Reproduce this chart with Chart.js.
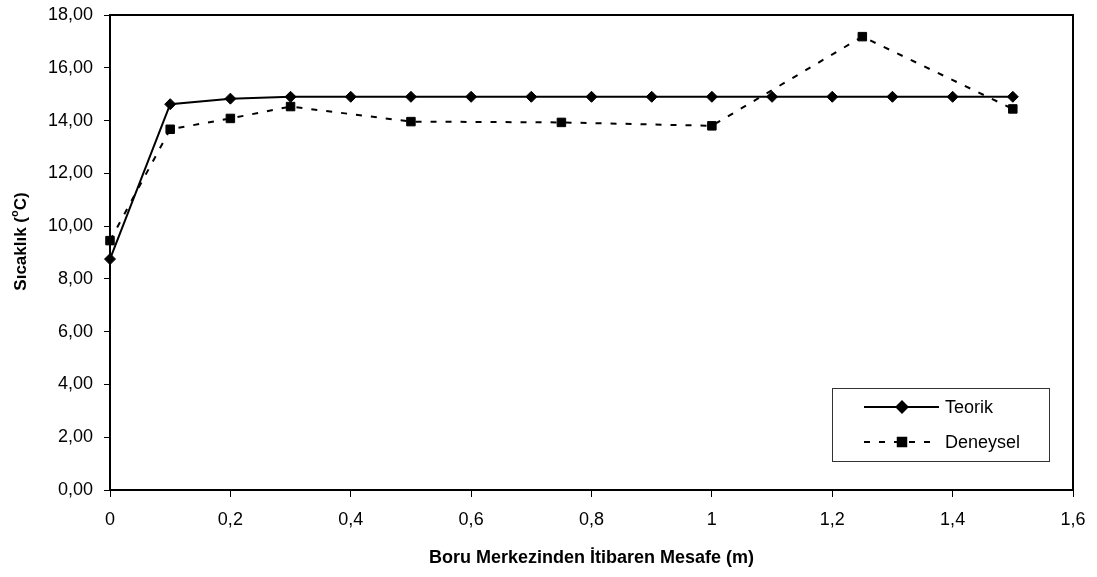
<!DOCTYPE html>
<html>
<head>
<meta charset="utf-8">
<script src="https://cdn.jsdelivr.net/npm/chart.js@4"></script>
<style>
  html, body { margin: 0; padding: 0; background: #fff; }
  #wrap { width: 1097px; height: 577px; }
</style>
</head>
<body>
<div id="wrap"><canvas id="tempChart" width="1097" height="577"></canvas></div>
<script>
// distances (m) and temperatures (°C)
const teorikX = [0, 0.1, 0.2, 0.3, 0.4, 0.5, 0.6, 0.7, 0.8, 0.9, 1.0, 1.1, 1.2, 1.3, 1.4, 1.5];
const teorikY = [8.75, 14.62, 14.83, 14.90, 14.90, 14.90, 14.90, 14.90, 14.90, 14.90, 14.90, 14.90, 14.90, 14.90, 14.90, 14.90];
const deneyselX = [0, 0.1, 0.2, 0.3, 0.5, 0.75, 1.0, 1.25, 1.5];
const deneyselY = [9.45, 13.67, 14.08, 14.53, 13.96, 13.93, 13.80, 17.18, 14.44];
const xTicks = [0, 0.2, 0.4, 0.6, 0.8, 1.0, 1.2, 1.4, 1.6];
const yTicks = [0, 2, 4, 6, 8, 10, 12, 14, 16, 18];

const FONT = '"Liberation Sans", Arial, sans-serif';
const toPoints = (xs, ys) => xs.map((x, i) => ({ x, y: ys[i] }));

// box around the plot area
const frame = {
    id: 'frame',
    afterDatasetsDraw(chart) {
        const { ctx, chartArea: a } = chart;
        ctx.save();
        ctx.strokeStyle = '#000';
        ctx.lineWidth = 2;
        ctx.strokeRect(a.left, a.top, a.right - a.left, a.bottom - a.top);
        ctx.restore();
    }
};

// rotated y title with superscript "o"
const yTitle = {
    id: 'yTitle',
    afterDraw(chart) {
        const { ctx, chartArea: a } = chart;
        const big = 'bold 17px ' + FONT;
        const small = 'bold 11px ' + FONT;
        const parts = [['Sıcaklık (', big, 0], ['o', small, -6], ['C)', big, 0]];
        ctx.save();
        let total = 0;
        parts.forEach(p => { ctx.font = p[1]; total += ctx.measureText(p[0]).width; });
        ctx.translate(21, (a.top + a.bottom) / 2 - 11);
        ctx.rotate(-Math.PI / 2);
        ctx.fillStyle = '#000';
        ctx.textBaseline = 'middle';
        let x = -total / 2;
        parts.forEach(p => {
            ctx.font = p[1];
            ctx.fillText(p[0], x, p[2]);
            x += ctx.measureText(p[0]).width;
        });
        ctx.restore();
    }
};

// legend box in the lower right of the plot
const legendBox = {
    id: 'legendBox',
    afterDraw(chart) {
        const { ctx, chartArea: a } = chart;
        const w = 217, h = 73;
        const left = a.right - 24 - w, top = a.bottom - 29 - h;
        ctx.save();
        ctx.fillStyle = '#fff';
        ctx.fillRect(left, top, w, h);
        ctx.strokeStyle = '#333';
        ctx.lineWidth = 1;
        ctx.strokeRect(left + 0.5, top + 0.5, w, h);
        chart.data.datasets.forEach((ds, i) => {
            const y = top + 19 + i * 35;
            ctx.strokeStyle = '#000';
            ctx.lineWidth = 2;
            ctx.setLineDash(ds.borderDash || []);
            ctx.beginPath();
            ctx.moveTo(left + 32, y);
            ctx.lineTo(left + 107, y);
            ctx.stroke();
            ctx.setLineDash([]);
            ctx.fillStyle = '#000';
            Chart.helpers.drawPoint(ctx, {
                pointStyle: ds.pointStyle,
                radius: ds.pointRadius,
                borderWidth: 1
            }, left + 70, y);
            ctx.font = '18px ' + FONT;
            ctx.textBaseline = 'middle';
            ctx.fillText(ds.label, left + 113, y + 1);
        });
        ctx.restore();
    }
};

new Chart(document.getElementById('tempChart'), {
    type: 'line',
    data: {
        datasets: [
            {
                label: 'Teorik',
                data: toPoints(teorikX, teorikY),
                borderColor: '#000',
                backgroundColor: '#000',
                borderWidth: 2,
                pointStyle: 'rectRot',
                pointRadius: 5.5,
                pointBorderWidth: 1,
                tension: 0,
                clip: false
            },
            {
                label: 'Deneysel',
                data: toPoints(deneyselX, deneyselY),
                borderColor: '#000',
                backgroundColor: '#000',
                borderWidth: 2,
                borderDash: [6, 9],
                pointStyle: 'rect',
                pointRadius: 6,
                pointBorderWidth: 1,
                tension: 0,
                clip: false
            }
        ]
    },
    options: {
        responsive: false,
        animation: false,
        layout: { padding: { top: 15, right: 24, left: 0, bottom: 0 } },
        plugins: {
            legend: { display: false },
            tooltip: { enabled: false }
        },
        scales: {
            x: {
                type: 'linear',
                min: 0,
                max: 1.6,
                afterBuildTicks: s => { s.ticks = xTicks.map(v => ({ value: v })); },
                afterFit: s => { s.height = 87; s.paddingLeft = 0; s.paddingRight = 0; },
                grid: { drawOnChartArea: false, color: '#000', tickLength: 7, tickWidth: 1 },
                border: { color: '#000', width: 2 },
                ticks: {
                    color: '#000',
                    padding: 12,
                    font: { family: FONT, size: 18 },
                    callback: v => String(Math.round(v * 10) / 10).replace('.', ',')
                },
                title: {
                    display: true,
                    text: 'Boru Merkezinden İtibaren Mesafe (m)',
                    color: '#000',
                    font: { family: FONT, size: 18, weight: 'bold' },
                    padding: { top: 0, bottom: 8 }
                }
            },
            y: {
                min: 0,
                max: 18,
                afterBuildTicks: s => { s.ticks = yTicks.map(v => ({ value: v })); },
                afterFit: s => { s.width = 110; s.paddingTop = 0; s.paddingBottom = 0; },
                grid: { drawOnChartArea: false, color: '#000', tickLength: 6, tickWidth: 1 },
                border: { color: '#000', width: 2 },
                ticks: {
                    color: '#000',
                    padding: 11,
                    font: { family: FONT, size: 18 },
                    callback: v => v.toFixed(2).replace('.', ',')
                }
            }
        }
    },
    plugins: [frame, yTitle, legendBox]
});
</script>
</body>
</html>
####
DO THIS - Your task is an exact transcription of all the data, minus the pictures.

ANSWER TO THE PROBLEM -
Reproduce this chart with Chart.js.
<!DOCTYPE html>
<html>
<head>
<meta charset="utf-8">
<script src="https://cdn.jsdelivr.net/npm/chart.js@4"></script>
<style>
  html, body { margin: 0; padding: 0; background: #fff; }
  #wrap { width: 1097px; height: 577px; }
</style>
</head>
<body>
<div id="wrap"><canvas id="tempChart" width="1097" height="577"></canvas></div>
<script>
// distances (m) and temperatures (°C)
const teorikX = [0, 0.1, 0.2, 0.3, 0.4, 0.5, 0.6, 0.7, 0.8, 0.9, 1.0, 1.1, 1.2, 1.3, 1.4, 1.5];
const teorikY = [8.75, 14.62, 14.83, 14.90, 14.90, 14.90, 14.90, 14.90, 14.90, 14.90, 14.90, 14.90, 14.90, 14.90, 14.90, 14.90];
const deneyselX = [0, 0.1, 0.2, 0.3, 0.5, 0.75, 1.0, 1.25, 1.5];
const deneyselY = [9.45, 13.67, 14.08, 14.53, 13.96, 13.93, 13.80, 17.18, 14.44];
const xTicks = [0, 0.2, 0.4, 0.6, 0.8, 1.0, 1.2, 1.4, 1.6];
const yTicks = [0, 2, 4, 6, 8, 10, 12, 14, 16, 18];

const FONT = '"Liberation Sans", Arial, sans-serif';
const toPoints = (xs, ys) => xs.map((x, i) => ({ x, y: ys[i] }));

// box around the plot area
const frame = {
    id: 'frame',
    afterDatasetsDraw(chart) {
        const { ctx, chartArea: a } = chart;
        ctx.save();
        ctx.strokeStyle = '#000';
        ctx.lineWidth = 2;
        ctx.strokeRect(a.left, a.top, a.right - a.left, a.bottom - a.top);
        ctx.restore();
    }
};

// rotated y title with superscript "o"
const yTitle = {
    id: 'yTitle',
    afterDraw(chart) {
        const { ctx, chartArea: a } = chart;
        const big = 'bold 17px ' + FONT;
        const small = 'bold 11px ' + FONT;
        const parts = [['Sıcaklık (', big, 0], ['o', small, -6], ['C)', big, 0]];
        ctx.save();
        let total = 0;
        parts.forEach(p => { ctx.font = p[1]; total += ctx.measureText(p[0]).width; });
        ctx.translate(21, (a.top + a.bottom) / 2 - 11);
        ctx.rotate(-Math.PI / 2);
        ctx.fillStyle = '#000';
        ctx.textBaseline = 'middle';
        let x = -total / 2;
        parts.forEach(p => {
            ctx.font = p[1];
            ctx.fillText(p[0], x, p[2]);
            x += ctx.measureText(p[0]).width;
        });
        ctx.restore();
    }
};

// legend box in the lower right of the plot
const legendBox = {
    id: 'legendBox',
    afterDraw(chart) {
        const { ctx, chartArea: a } = chart;
        const w = 217, h = 73;
        const left = a.right - 24 - w, top = a.bottom - 29 - h;
        ctx.save();
        ctx.fillStyle = '#fff';
        ctx.fillRect(left, top, w, h);
        ctx.strokeStyle = '#333';
        ctx.lineWidth = 1;
        ctx.strokeRect(left + 0.5, top + 0.5, w, h);
        chart.data.datasets.forEach((ds, i) => {
            const y = top + 19 + i * 35;
            ctx.strokeStyle = '#000';
            ctx.lineWidth = 2;
            ctx.setLineDash(ds.borderDash || []);
            ctx.beginPath();
            ctx.moveTo(left + 32, y);
            ctx.lineTo(left + 107, y);
            ctx.stroke();
            ctx.setLineDash([]);
            ctx.fillStyle = '#000';
            Chart.helpers.drawPoint(ctx, {
                pointStyle: ds.pointStyle,
                radius: ds.pointRadius,
                borderWidth: 1
            }, left + 70, y);
            ctx.font = '18px ' + FONT;
            ctx.textBaseline = 'middle';
            ctx.fillText(ds.label, left + 113, y + 1);
        });
        ctx.restore();
    }
};

new Chart(document.getElementById('tempChart'), {
    type: 'line',
    data: {
        datasets: [
            {
                label: 'Teorik',
                data: toPoints(teorikX, teorikY),
                borderColor: '#000',
                backgroundColor: '#000',
                borderWidth: 2,
                pointStyle: 'rectRot',
                pointRadius: 5.5,
                pointBorderWidth: 1,
                tension: 0,
                clip: false
            },
            {
                label: 'Deneysel',
                data: toPoints(deneyselX, deneyselY),
                borderColor: '#000',
                backgroundColor: '#000',
                borderWidth: 2,
                borderDash: [6, 9],
                pointStyle: 'rect',
                pointRadius: 6,
                pointBorderWidth: 1,
                tension: 0,
                clip: false
            }
        ]
    },
    options: {
        responsive: false,
        animation: false,
        layout: { padding: { top: 15, right: 24, left: 0, bottom: 0 } },
        plugins: {
            legend: { display: false },
            tooltip: { enabled: false }
        },
        scales: {
            x: {
                type: 'linear',
                min: 0,
                max: 1.6,
                afterBuildTicks: s => { s.ticks = xTicks.map(v => ({ value: v })); },
                afterFit: s => { s.height = 87; s.paddingLeft = 0; s.paddingRight = 0; },
                grid: { drawOnChartArea: false, color: '#000', tickLength: 7, tickWidth: 1 },
                border: { color: '#000', width: 2 },
                ticks: {
                    color: '#000',
                    padding: 12,
                    font: { family: FONT, size: 18 },
                    callback: v => String(Math.round(v * 10) / 10).replace('.', ',')
                },
                title: {
                    display: true,
                    text: 'Boru Merkezinden İtibaren Mesafe (m)',
                    color: '#000',
                    font: { family: FONT, size: 18, weight: 'bold' },
                    padding: { top: 0, bottom: 8 }
                }
            },
            y: {
                min: 0,
                max: 18,
                afterBuildTicks: s => { s.ticks = yTicks.map(v => ({ value: v })); },
                afterFit: s => { s.width = 110; s.paddingTop = 0; s.paddingBottom = 0; },
                grid: { drawOnChartArea: false, color: '#000', tickLength: 6, tickWidth: 1 },
                border: { color: '#000', width: 2 },
                ticks: {
                    color: '#000',
                    padding: 11,
                    font: { family: FONT, size: 18 },
                    callback: v => v.toFixed(2).replace('.', ',')
                }
            }
        }
    },
    plugins: [frame, yTitle, legendBox]
});
</script>
</body>
</html>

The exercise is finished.